▶ DATA ENTRIES:
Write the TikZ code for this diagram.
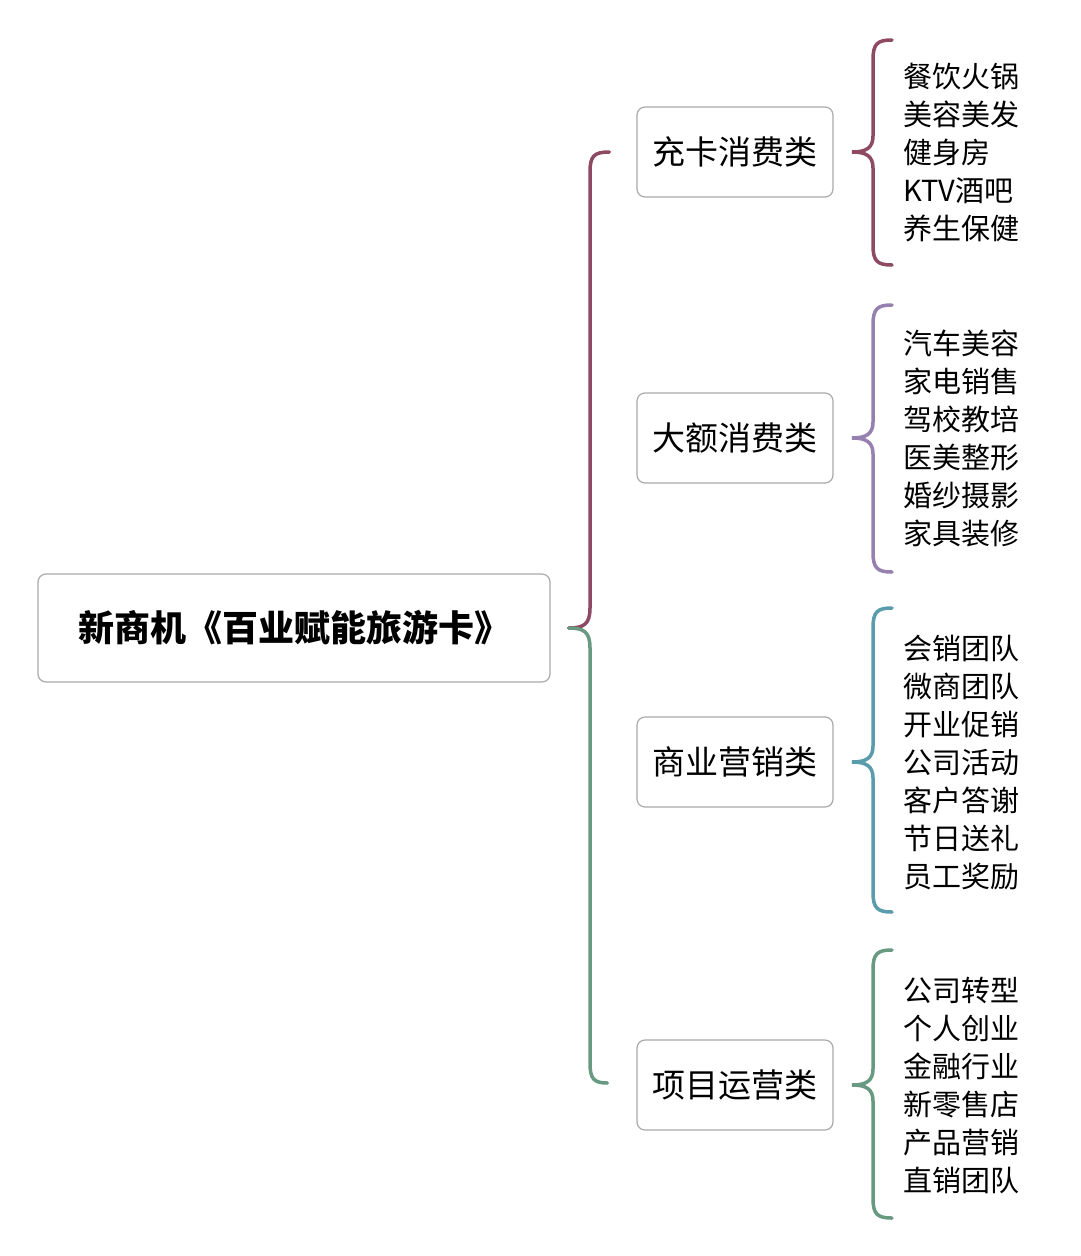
\documentclass[tikz,border=0pt]{standalone}
\usepackage{fontspec}
\newfontfamily\cjk{Noto Sans CJK SC}
\usetikzlibrary{calc}
\definecolor{bred}{RGB}{142,74,98}
\definecolor{bpurple}{RGB}{150,128,176}
\definecolor{bteal}{RGB}{90,155,172}
\definecolor{bgreen}{RGB}{104,154,130}
\definecolor{boxline}{RGB}{170,170,170}
\tikzset{
  rootbox/.style={draw=boxline, line width=1.2pt, rounded corners=8pt, fill=white,
    minimum width=512pt, minimum height=108pt, inner sep=0pt,
    font=\cjk\bfseries\fontsize{36}{42}\selectfont},
  catbox/.style={draw=boxline, line width=1.2pt, rounded corners=8pt, fill=white,
    minimum width=196pt, minimum height=90pt, inner sep=0pt,
    font=\cjk\fontsize{33}{38}\selectfont},
  listtext/.style={anchor=west, align=left, inner sep=0pt,
    font=\cjk\fontsize{29}{38}\selectfont},
  bracel/.style={line width=3.5pt, line cap=round}
}
% right brace: #1 top y, #2 tip y, #3 bottom y, #4 colour
\newcommand\rbrc[4]{%
  \draw[bracel, #4] (892,#1) .. controls (877,#1) and (873,#1+4) .. (873,#1+20)
    -- (873,#2-16) .. controls (873,#2-4) and (866,#2) .. (852,#2)
    .. controls (866,#2) and (873,#2+4) .. (873,#2+16)
    -- (873,#3-20) .. controls (873,#3-4) and (877,#3) .. (892,#3);}
\begin{document}
\begin{tikzpicture}[x=1pt,y=-1pt]
\useasboundingbox (0,0) rectangle (1080,1256);
\fill[white] (0,0) rectangle (1080,1256);

\node[rootbox] (root) at (294,628) {新商机《百业赋能旅游卡》};

\node[catbox] (c1) at (735,152) {充卡消费类};
\node[catbox] (c2) at (735,438) {大额消费类};
\node[catbox] (c3) at (735,762) {商业营销类};
\node[catbox] (c4) at (735,1085) {项目运营类};

% main brace
\coordinate (mtip) at ($(root.east)+(18,0)$);
\coordinate (mtop) at ($(c1.west)+(-27,0)$);
\coordinate (mbot) at ($(c4.west)+(-29,-2)$);
\draw[bracel, bred] (mtop) .. controls (594,152) and (590,156) .. (590,172)
  -- (590,608) .. controls (590,624) and (584,628) .. (mtip);
\draw[bracel, bgreen] (mtip) .. controls (584,628) and (590,632) .. (590,648)
  -- (590,1063) .. controls (590,1079) and (594,1083) .. (mbot);

% right braces
\rbrc{40}{152}{265}{bred}
\rbrc{305}{438}{572}{bpurple}
\rbrc{608}{762}{912}{bteal}
\rbrc{950}{1085}{1218}{bgreen}

\node[listtext] (l1) at (903,153) {餐饮火锅\\美容美发\\健身房\\KTV酒吧\\养生保健};
\node[listtext] (l2) at (903,438.5) {汽车美容\\家电销售\\驾校教培\\医美整形\\婚纱摄影\\家具装修};
\node[listtext] (l3) at (903,762.5) {会销团队\\微商团队\\开业促销\\公司活动\\客户答谢\\节日送礼\\员工奖励};
\node[listtext] (l4) at (903,1085) {公司转型\\个人创业\\金融行业\\新零售店\\产品营销\\直销团队};
\end{tikzpicture}
\end{document}
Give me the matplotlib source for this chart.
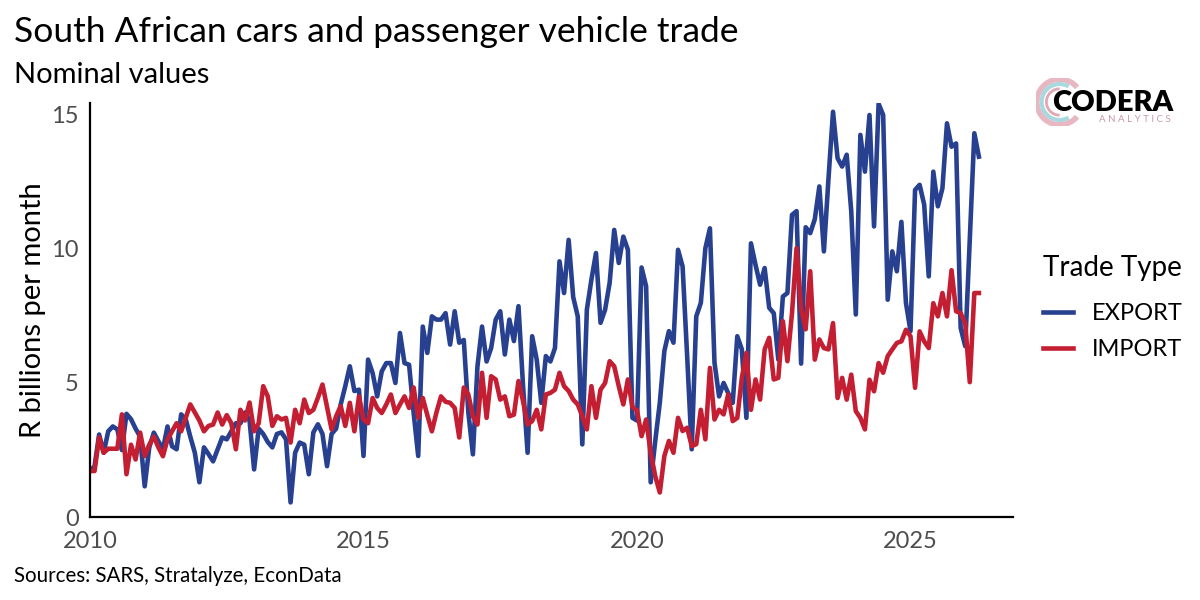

▶ PROBLEM REQUIREMENTS: Without the pictures, print the records in full, exactly as they appear.

▶ RESPONSE BELOW:
Write the TikZ code for this diagram.
\documentclass[tikz,border=0pt]{standalone}
\usepackage{fontspec}
\newfontfamily\cjk{Noto Sans CJK SC}
\usetikzlibrary{calc}
\definecolor{bred}{RGB}{142,74,98}
\definecolor{bpurple}{RGB}{150,128,176}
\definecolor{bteal}{RGB}{90,155,172}
\definecolor{bgreen}{RGB}{104,154,130}
\definecolor{boxline}{RGB}{170,170,170}
\tikzset{
  rootbox/.style={draw=boxline, line width=1.2pt, rounded corners=8pt, fill=white,
    minimum width=512pt, minimum height=108pt, inner sep=0pt,
    font=\cjk\bfseries\fontsize{36}{42}\selectfont},
  catbox/.style={draw=boxline, line width=1.2pt, rounded corners=8pt, fill=white,
    minimum width=196pt, minimum height=90pt, inner sep=0pt,
    font=\cjk\fontsize{33}{38}\selectfont},
  listtext/.style={anchor=west, align=left, inner sep=0pt,
    font=\cjk\fontsize{29}{38}\selectfont},
  bracel/.style={line width=3.5pt, line cap=round}
}
% right brace: #1 top y, #2 tip y, #3 bottom y, #4 colour
\newcommand\rbrc[4]{%
  \draw[bracel, #4] (892,#1) .. controls (877,#1) and (873,#1+4) .. (873,#1+20)
    -- (873,#2-16) .. controls (873,#2-4) and (866,#2) .. (852,#2)
    .. controls (866,#2) and (873,#2+4) .. (873,#2+16)
    -- (873,#3-20) .. controls (873,#3-4) and (877,#3) .. (892,#3);}
\begin{document}
\begin{tikzpicture}[x=1pt,y=-1pt]
\useasboundingbox (0,0) rectangle (1080,1256);
\fill[white] (0,0) rectangle (1080,1256);

\node[rootbox] (root) at (294,628) {新商机《百业赋能旅游卡》};

\node[catbox] (c1) at (735,152) {充卡消费类};
\node[catbox] (c2) at (735,438) {大额消费类};
\node[catbox] (c3) at (735,762) {商业营销类};
\node[catbox] (c4) at (735,1085) {项目运营类};

% main brace
\coordinate (mtip) at ($(root.east)+(18,0)$);
\coordinate (mtop) at ($(c1.west)+(-27,0)$);
\coordinate (mbot) at ($(c4.west)+(-29,-2)$);
\draw[bracel, bred] (mtop) .. controls (594,152) and (590,156) .. (590,172)
  -- (590,608) .. controls (590,624) and (584,628) .. (mtip);
\draw[bracel, bgreen] (mtip) .. controls (584,628) and (590,632) .. (590,648)
  -- (590,1063) .. controls (590,1079) and (594,1083) .. (mbot);

% right braces
\rbrc{40}{152}{265}{bred}
\rbrc{305}{438}{572}{bpurple}
\rbrc{608}{762}{912}{bteal}
\rbrc{950}{1085}{1218}{bgreen}

\node[listtext] (l1) at (903,153) {餐饮火锅\\美容美发\\健身房\\KTV酒吧\\养生保健};
\node[listtext] (l2) at (903,438.5) {汽车美容\\家电销售\\驾校教培\\医美整形\\婚纱摄影\\家具装修};
\node[listtext] (l3) at (903,762.5) {会销团队\\微商团队\\开业促销\\公司活动\\客户答谢\\节日送礼\\员工奖励};
\node[listtext] (l4) at (903,1085) {公司转型\\个人创业\\金融行业\\新零售店\\产品营销\\直销团队};
\end{tikzpicture}
\end{document}
Give me the matplotlib source for this chart.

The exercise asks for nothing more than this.